Foto del diario La República
En octubre de 1958, cuando murió el Papa Pío XII, era todavía un
niño que no concluía la primaria. Vivía en un caserón del barrio de
Monserrate, teniendo como amigos y vecinos a otros infantes de más o
menos mi edad, con quienes durante la agonía del Pontífice vivimos horas
de terror ante la inminencia del deceso de quien era la máxima
autoridad de la Iglesia Católica. ¿Por qué ese terror? se preguntarán
ustedes. Pues porque una venerable anciana y vecina, totalmente
desorbitada ante las noticias que llegaban de Roma, no tuvo otra
reacción que la de pregonar a diestra y siniestra que estábamos al borde
del fin del mundo. La muerte de Pío XII para dicha señora como para
otras respetables cucufatas y cucufatas del barrio - vivíamos a pocos
pasos de la iglesia de Monserrate- iba a significar el anuncio de la
hecatombe.
Murió el Papa, pero el sol siguió saliendo.

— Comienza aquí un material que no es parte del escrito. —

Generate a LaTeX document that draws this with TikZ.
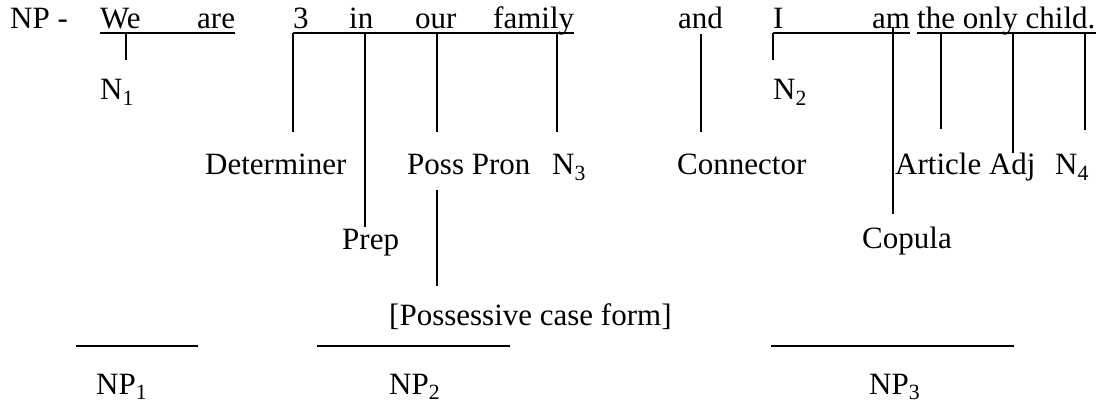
\documentclass[tikz,border=0pt]{standalone}
\usepackage{fontspec}
\setmainfont{Liberation Serif}
\newfontfamily\timesfont{Liberation Serif}
\usetikzlibrary{positioning}

\begin{document}
\begin{tikzpicture}[
    x=1pt, y=-1pt,
    word/.style={anchor=base west, inner sep=0pt, font=\timesfont\fontsize{31}{36}\selectfont},
    uline/.style={line width=1.5pt},
    stem/.style={line width=1.2pt, shorten >=22.5pt},
    rule/.style={line width=2pt}
]
\useasboundingbox (0,0) rectangle (1099,403);

% Sentence
\node[word] (np)     at (10,29)  {NP -};
\node[word] (we)     at (100,29) {We};
\node[word] (are)    at (197,29) {are};
\node[word] (three)  at (293,29) {3};
\node[word] (in)     at (349,29) {in};
\node[word] (our)    at (415,29) {our};
\node[word] (family) at (493,29) {family};
\node[word] (and)    at (678,29) {and};
\node[word] (i)      at (773,29) {I};
\node[word] (am)     at (872,29) {am};
\node[word] (child)  at (917,29) {the only child.};

% Underlines
\draw[uline] ([yshift=-4pt]we.base west) -- ([yshift=-4pt]are.base east);
\draw[uline] ([yshift=-4pt]three.base west) -- ([yshift=-4pt]family.base east);
\draw[uline] ([yshift=-4pt]i.base west) -- ([yshift=-4pt]am.base east);
\draw[uline] ([yshift=-4pt]child.base west) -- ([yshift=-4pt]child.base east);

% Labels
\node[word] (n1)       at (100,100) {N\textsubscript{1}};
\node[word] (n2)       at (773,100) {N\textsubscript{2}};
\node[word] (det)      at (205,175) {Determiner};
\node[word] (poss)     at (407,175) {Poss Pron};
\node[word] (n3)       at (552,175) {N\textsubscript{3}};
\node[word] (conn)     at (677,175) {Connector};
\node[word] (artadj)   at (895,175) {Article Adj};
\node[word] (n4)       at (1055,175) {N\textsubscript{4}};
\node[word] (prep)     at (342,250) {Prep};
\node[word] (cop)      at (862,248) {Copula};
\node[word] (possform) at (389,325) {[Possessive case form]};

% Stems
\coordinate (sWe)    at (126,33);
\coordinate (sThree) at (293,33);
\coordinate (sIn)    at (365,33);
\coordinate (sOur)   at (437,33);
\coordinate (sFam)   at (557,33);
\coordinate (sAnd)   at (701,34);
\coordinate (sI)     at (773,33);
\coordinate (sAm)    at (893,27);
\coordinate (sThe)   at (941,33);
\coordinate (sOnly)  at (1013,33);
\coordinate (sChild) at (1085,33);

\draw[stem, shorten >=19.5pt] (sWe) -- (sWe |- n1.north);
\draw[stem] (sThree) -- (sThree |- det.north);
\draw[stem, shorten >=2.5pt] (sIn) -- (sIn |- prep.north);
\draw[stem] (sOur) -- (sOur |- poss.north);
\draw[stem] (sFam) -- (sFam |- n3.north);
\draw[stem] (sAnd) -- (sAnd |- conn.north);
\draw[stem, shorten >=19.5pt] (sI) -- (sI |- n2.north);
\draw[stem, shorten >=12.5pt] (sAm) -- (sAm |- cop.north);
\draw[stem, shorten >=24.5pt] (sThe) -- (sThe |- artadj.north);
\draw[stem, shorten >=0pt] (sOnly) -- (sOnly |- artadj.north);
\draw[stem, shorten >=24.5pt] (sChild) -- (sChild |- n4.north);
\draw[stem, shorten <=15pt, shorten >=17pt] (sOur |- poss.base) -- (sOur |- possform.north);

% Noun phrases
\draw[rule] (76,346) -- (198,346);
\draw[rule] (317,346) -- (510,346);
\draw[rule] (771,346) -- (1014,346);
\node[word] (np1) at (96,394)  {NP\textsubscript{1}};
\node[word] (np2) at (389,394) {NP\textsubscript{2}};
\node[word] (np3) at (869,394) {NP\textsubscript{3}};

\end{tikzpicture}
\end{document}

Recuerdo esas horas de pánico infantil porque anoche, a través de la
televisión, pude observar y escuchar a jóvenes y adultos, de diferentes
confesiones religiosas, hacer prácticamente las misma negras profecías
si acaso el congreso peruano hubiese aprobado la denominada ley de la
unión civil entre personas del mismo sexo. Rostros desencajados pero
amenazantes, ojos a punto de desbordar sus cavidades oculares,
cabelleras desgreñadas por el ir y venir, gritos destemplados que
lanzaban rayos y centellas... tal era el sombrío panorama que mostraba
la fanaticada religiosa, mientras rezaban, cantaban o agitaban
banderolas con citas bíblicas a cada cual más impactante.
En
pleno siglo XXI, con un desarrollo impresionante de la ciencia y la
técnica, otra vez jugando al miedo, al pánico, para cerrarle el paso a
una exigencia democrática de una minoría social peruana.
Nada de
esto ocurriría en el Perú si acaso hubiésemos vivido una revolución
burguesa, o en su defecto si acaso la burguesía peruana desde su
surgimiento hubiese sido consecuente con el verbo inflamadamente
democrático que ha pregonado desde el siglo XIX, que de haberse hecho
realidad nos hubiera permitido contar con un Estado laico, independiente
de cualquier confesión religiosa, y una cultura laica, tolerante y por
ende democrática, donde las decisiones de gobierno en beneficio de la
ciudadanía en su conjunto transparentasen ideas y conceptos totalmente
ajenos a la fe religiosa, cualquiera fuese ésta.
En el Perú
sucede todo lo contrario. Con una democracia fallida, al servicio de las
clases dominantes, no existe un Estado laico aunque en el papel se diga
lo contrario. Las relaciones con la Iglesia Católica, en especial con
su corriente más conservadora, sigue siendo estrecha sin que los
gobiernos de turno se atrevan a superar tan anómala situación,
especialmente por la cobertura ideológica justificativa que la iglesia
suele brindar al poder establecido. ¿No es cierto acaso que en los años
del fujimontesinismo y de la guerra interna el entonces Obispo de
Ayacucho, Monseñor Cipriani decía que la defensa de los derechos humanos
eran una cojudez?
En nuestros días sabido es por ejemplo la
cerrada oposición a la unión civil mantenida por la jerarquía católica
peruana. Esta posición es la que finalmente explica el voto en contra de
esa moción por parte de los tres congresistas del partido de gobierno, a
pesar de que entes estatales como la Defensoría del Pueblo, el
Ministerio de Justicia y el Ministerio Público habían expresado una
opinión favorable; y a pesar también de que como candidato el hoy
presidente Humala asumió las reivindicaciones del colectivo LGTB, la
minoría social peruana que ha levantado las banderas de la unión civil,
en uso precisamente de lo que en el papel constituyen sus derechos
ciudadanos.
En conclusión, debe quedar en claro que si la
burguesía peruana, no ha sido capaz de construir un Estado laico y una
cultura laica como corresponde a una democracia moderna, le toca al
pueblo y sus vanguardias asumir esa responsabilidad, enarbolando tales
banderas desde ahora, que presupone una política tolerante y respetuosa
de todas las confesiones religiosas existentes.